La riforma della P.A. ora in discussione alla Camera introduce la possibilità di prepensionare i docenti universitari con piena anzianità contributiva al raggiungimento del 68esimo, e al 62esimo per i ricercatori, secondo l'ultimo emendamento.
Si tratta, a tutti gli effetti, di una norma che non danneggia i singoli che possono così ritirarsi con una pensione piena. Peraltro è un età coerente con le politiche comunemente diffuse sul continente europeo, dove i 65 anni sono l'età media per la pensione dei docenti universitari.
Sappiamo (anche se alcuni fingono di dimenticarlo) che, secondo tutti i dati a disposizione, l'Italia ha la popolazione accademica più vecchia d'Europa e che da molti anni il ricambio generazionale è ridotto al lumicino.

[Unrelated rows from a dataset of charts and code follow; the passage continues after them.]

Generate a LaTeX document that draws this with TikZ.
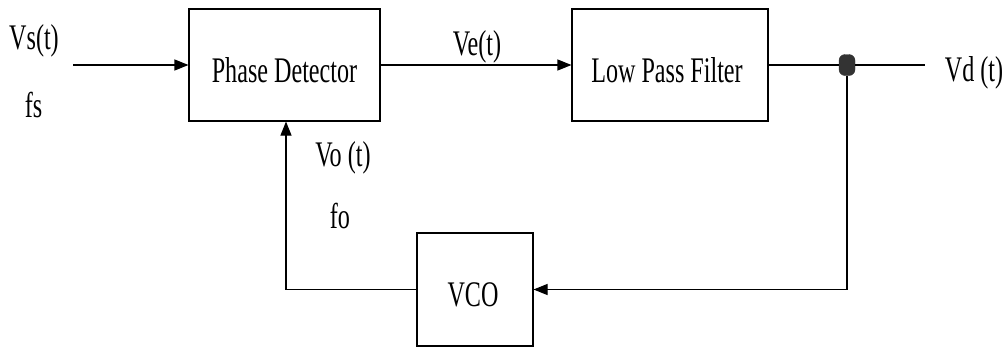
\documentclass[tikz,border=0pt]{standalone}
\usepackage{fontspec}
\setmainfont[FakeStretch=0.67]{Liberation Serif}
\usetikzlibrary{arrows.meta}
\begin{document}
\begin{tikzpicture}[x=1pt,y=-1pt,
  blk/.style={draw,line width=1.1pt,minimum width=#1},
  lbl/.style={anchor=base,inner sep=0pt,font=\fontsize{36}{40}\selectfont},
  wire/.style={line width=1.1pt},
  arr/.style={wire,-{Triangle[length=14pt,width=11pt]}}]
\useasboundingbox (0,0) rectangle (1007,349);
\node[blk=191pt,minimum height=112pt,inner sep=0pt] (pd) at (284.5,65) {};
\node[blk=196pt,minimum height=112pt,inner sep=0pt] (lpf) at (670,65) {};
\node[blk=116pt,minimum height=113pt,inner sep=0pt] (vco) at (475,289.5) {};
\node[lbl] (pdt) at (284.5,82) {Phase Detector};
\node[lbl] (lpft) at (667,82) {Low Pass Filter};
\node[lbl] (vcot) at (473,306) {VCO};
\node[lbl] (vs) at (34,49) {Vs(t)};
\node[lbl] (fs) at (33.5,117) {fs};
\node[lbl] (ve) at (477,55) {Ve(t)};
\node[lbl] (vo) at (343,166) {Vo (t)};
\node[lbl] (fo) at (340,228) {fo};
\node[lbl] (vd) at (974,81) {Vd (t)};
\coordinate (in) at (73,65);
\coordinate (out) at (925,65);
\coordinate (cl) at (286,289.5);
\coordinate (cr) at (847,289.5);
\node[draw=black!80,fill=black!80,rounded corners=6pt,minimum width=16pt,minimum height=21pt,inner sep=0pt] (dot) at (847,65) {};
\draw[arr] (in) -- (pd.west);
\draw[arr] (pd.east) -- (lpf.west);
\draw[wire] (lpf.east) -- (dot.west);
\draw[wire] (dot.east) -- (out);
\draw[wire] (dot.south) -- (cr);
\draw[arr] (cr) -- (vco.east |- cr);
\draw[wire] (vco.west |- cl) -- (cl);
\draw[arr] (cl) -- (cl |- pd.south);
\end{tikzpicture}
\end{document}
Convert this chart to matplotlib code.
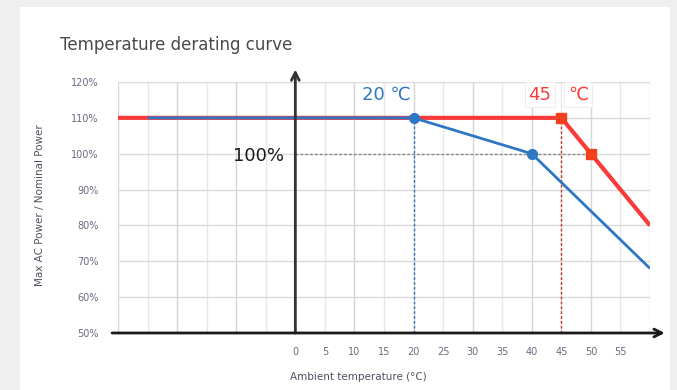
import matplotlib
matplotlib.use("Agg")
import matplotlib.pyplot as plt
from matplotlib.patches import Rectangle
from matplotlib.ticker import MultipleLocator

# Derating curves (ambient temperature in °C, power in % of nominal)
red_temp = [-30, 45, 50, 60]
red_power = [110, 110, 100, 80]
red_marker_temp = [45, 50]
red_marker_power = [110, 100]

blue_temp = [-25, 20, 40, 60]
blue_power = [110, 110, 100, 68]
blue_marker_temp = [20, 40]
blue_marker_power = [110, 100]

x_ticks = [0, 5, 10, 15, 20, 25, 30, 35, 40, 45, 50, 55]
y_ticks = [50, 60, 70, 80, 90, 100, 110, 120]
y_tick_labels = [f"{v}%" for v in y_ticks]

RED = "#fb3a3a"
RED_MK = "#f0401c"
BLUE = "#2f76c4"

W, H = 677, 390
fig = plt.figure(figsize=(W / 100, H / 100), dpi=100)
fig.patch.set_facecolor("#efefef")
fig.add_artist(Rectangle((20 / W, 0), (670 - 20) / W, (H - 7) / H,
                         transform=fig.transFigure, facecolor="white",
                         edgecolor="none", zorder=0))

ax = fig.add_axes([118 / W, 1 - 333 / H, 532 / W, (333 - 82) / H])
ax.set_facecolor("none")
ax.set_xlim(-30, 60)
ax.set_ylim(50, 120)

for s in ax.spines.values():
    s.set_visible(False)

# grid: darker every 10 °C, lighter in between
ax.yaxis.set_major_locator(MultipleLocator(10))
ax.grid(which="major", axis="y", color="#dadada", lw=1.0, zorder=1)
for xv in range(-30, 61, 5):
    shade = "#d6d6d6" if xv % 10 == 0 else "#e8e8e8"
    ax.axvline(xv, color=shade, lw=1.0, zorder=1)
ax.tick_params(which="both", length=0)

ax.set_xticks(x_ticks)
ax.set_xticklabels([str(v) for v in x_ticks], fontsize=7, color="#6a6a80")
ax.tick_params(axis="x", pad=10)
ax.set_yticks(y_ticks)
ax.set_yticklabels(y_tick_labels, fontsize=7, color="#6a6a80")
ax.tick_params(axis="y", pad=14)

# reference lines
ax.plot([0, 50], [100, 100], ls=(0, (2, 1.5)), color="#8a8a8a", lw=1.0, zorder=2)
ax.plot([20, 20], [50, 110], ls=(0, (2, 1.5)), color=BLUE, lw=1.0, zorder=2)
ax.plot([45, 45], [50, 110], ls=(0, (2, 1.5)), color="#c0392b", lw=1.0, zorder=2)

# curves
ax.plot(red_temp, red_power, color=RED, lw=3.0, zorder=3, solid_capstyle="butt")
ax.plot(red_marker_temp, red_marker_power, ls="none", marker="s", ms=6.5,
        color=RED_MK, zorder=5)
ax.plot(blue_temp, blue_power, color=BLUE, lw=2.0, zorder=4, solid_capstyle="butt")
ax.plot(blue_marker_temp, blue_marker_power, ls="none", marker="o", ms=7,
        color=BLUE, zorder=5)

# axis arrows
ax.annotate("", xy=(0, 123.5), xytext=(0, 50), xycoords="data",
            arrowprops=dict(arrowstyle="->", color="#333333", lw=2,
                            mutation_scale=14, shrinkA=0, shrinkB=0),
            annotation_clip=False, zorder=6)
ax.annotate("", xy=(62.5, 50), xytext=(-31, 50), xycoords="data",
            arrowprops=dict(arrowstyle="->", color="#1a1a1a", lw=2,
                            mutation_scale=14, shrinkA=0, shrinkB=0),
            annotation_clip=False, zorder=6)

# annotations
ax.text(-2, 99.5, "100%", fontsize=13, color="#1a1a1a", ha="right", va="center",
        zorder=6)
ax.text(19.5, 114, "20 \u2103", fontsize=13, color=BLUE, ha="right", va="bottom",
        zorder=6)
ax.text(43.3, 114, "45", fontsize=13, color=RED, ha="right", va="bottom", zorder=6,
        bbox=dict(boxstyle="square,pad=0.2", fc="white", ec="#ececec", lw=0.7))
ax.text(47.8, 114, "\u2103", fontsize=13, color=RED, ha="center", va="bottom",
        zorder=6,
        bbox=dict(boxstyle="square,pad=0.2", fc="white", ec="#ececec", lw=0.7))

fig.text(60 / W, 1 - 45 / H, "Temperature derating curve", fontsize=12,
         color="#4a4a4a", ha="left", va="center")
fig.text(40 / W, 1 - 205 / H, "Max AC Power / Nominal Power", fontsize=7.5,
         color="#505060", rotation=90, ha="center", va="center")
fig.text(290 / W, 1 - 377 / H, "Ambient temperature (°C)", fontsize=7.5,
         color="#505060", ha="left", va="center")

fig.savefig("out.png", dpi=100)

Dunque il prepensionamento - non ledendo i diritti dei singoli - potrebbe offrire una boccata di ossigeno alle generazioni più giovani, contribuendo a svecchiare l'intero sistema.
Abbiamo scritto potrebbe, perché il problema è che attualmente il turnover è vincolato al solo 50% delle risorse. Quindi, con gli attuali equilibri il prepensionamento comporterebbe una perdita secca di metà delle risorse per il sistema tutto.
Ci sono parse lucide e ispirate le recenti dichiarazioni del Ministro Madia che ha osservato come sia necessario un innalzamento del turnover per i comparti di Università e Ricerca, da troppo tempo penalizzati da politiche miopi. Speriamo dunque che trovino attuazione al più presto.
Dall'alto lato della barricata, vecchi e illustri studiosi si sono espressi con veemenza contro questa norma, lamentando ad esempio che ci sarebbe una perdita secca di cultura e di competenze. Crediamo non sia così, perché tutti sono utili e nessuno è insostituibile, perché ci sono tantissime competenze ed energie soffocate tra i giovani che potrebbero e dovrebbero essere liberate, perché infine nulla vieta ai prepensionati di continuare a collaborare in altre forme allo sviluppo della ricerca, magari in qualità di professori emeriti.
Pertanto chiediamo:
1. Di non arretrare di fronte alle reazioni baronali e di perseguire coerentemente la strategia del prepensionamento.
2. Di rendere il suddetto prepensionamento obbligatorio e non facoltativo come è attualmente nel testo della riforma della P.A.
3. Di vincolare le risorse così liberate all'assunzione di Ricercatori a Tempo Determinato di TIPO B (con tenure track).
4. Di liberare il turnover, tornando al 100%.
In assenza di queste misure il prepensionamento rischia di essere non una mossa utile per migliorare e ringiovanire il sistema della ricerca, bensì l'ennesimo colpo ad un apparato universitario da anni martoriato dai tagli.